LONDON - The United Kingdom rolled out the red carpet and all its considerable majesty Tuesday for President Obama, as he and Michelle Obama launched a two-day state visit that will pivot quickly to more sober discussions of the U.S.-Europe alliance.
First, however, the president and the first lady spent Tuesday reveling in the kind of pomp and ceremony that the English do better than anyone else, from a formal welcome by colorful guards to an overnight stay at Buckingham Palace and a lavish state dinner.
They arrived at the palace to the cheers of onlookers as they were greeted by Queen Elizabeth II and Prince Philip.

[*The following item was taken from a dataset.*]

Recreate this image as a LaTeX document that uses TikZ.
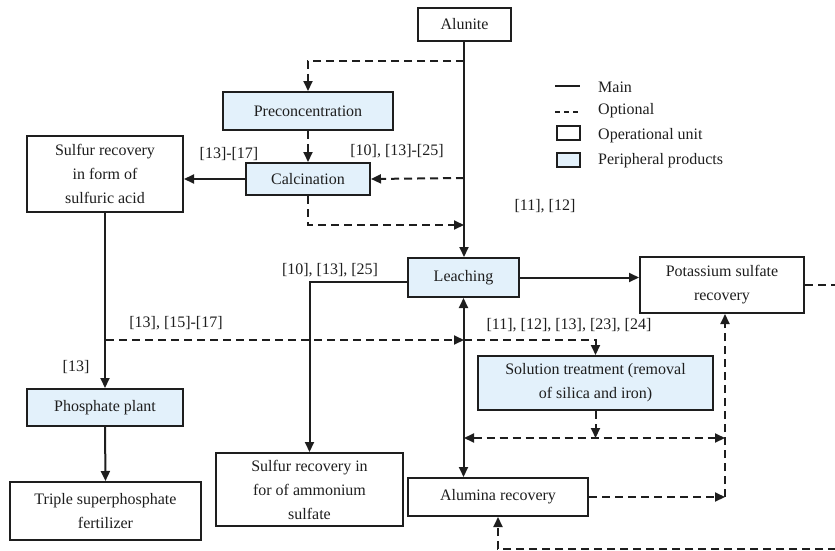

The queen showed the Obamas around their six-room suite in the 775-room palace, a suite last used by the queen's grandson Prince William and his bride on their wedding night last month.
"It may not be the same bed," said a palace aide. "It is the same suite."
After meeting briefly with the young newlyweds, the Obamas were formally welcomed outside on the palace's west terrace. Members of the Scots Guards - with their familiar red uniforms and high black furry hats - lined up in front of him while the pipes and drums of the Scots Guards behind them played "The Star-Spangled Banner." Throughout the ceremony, the sunlit sky reverberated with the steady cannon pounding out a 41-gun salute.
The two heads of state also exchanged gifts. The Obamas gave the queen a collection of rare memorabilia and photographs highlighting her parents' 1939 visit to the United States. The queen gave the Obamas a bound volume of facsimiles of letters from U.S. presidents to Queen Victoria and an antique brooch with coral roses.
At the state dinner at the palace, the 170 guests included British airline mogul Richard Branson and Tom Hanks and his wife, Rita Wilson. Obama, in white tie and tails, and the queen entered to the sounds of "God Save the Queen." The president sat between the queen and Prince Charles' wife, Camilla, the duchess of Cornwall. Prince Philip escorted Michelle Obama, who was wearing a white gown.
In the queen's toast, she said that when the United States and the United Kingdom stand together, "our people and other people of goodwill around the world will be more secure and prosperous." The bond between the nations, she said, is "tried, tested, and, yes, special."
Obama saluted the queen in turn and the "special relationship" between the countries. Quoting Shakespeare, he toasted: "This blessed plot, this earth, this realm, this England."
Obama's state visit is only the second for a president since the queen took the throne. George W. Bush made one in 2003.
The president will meet Wednesday with Prime Minister David Cameron and deliver a speech on the trans-Atlantic alliance to a joint session of Parliament that the White House and analysts said would be the major address of his six-day, four-country trip.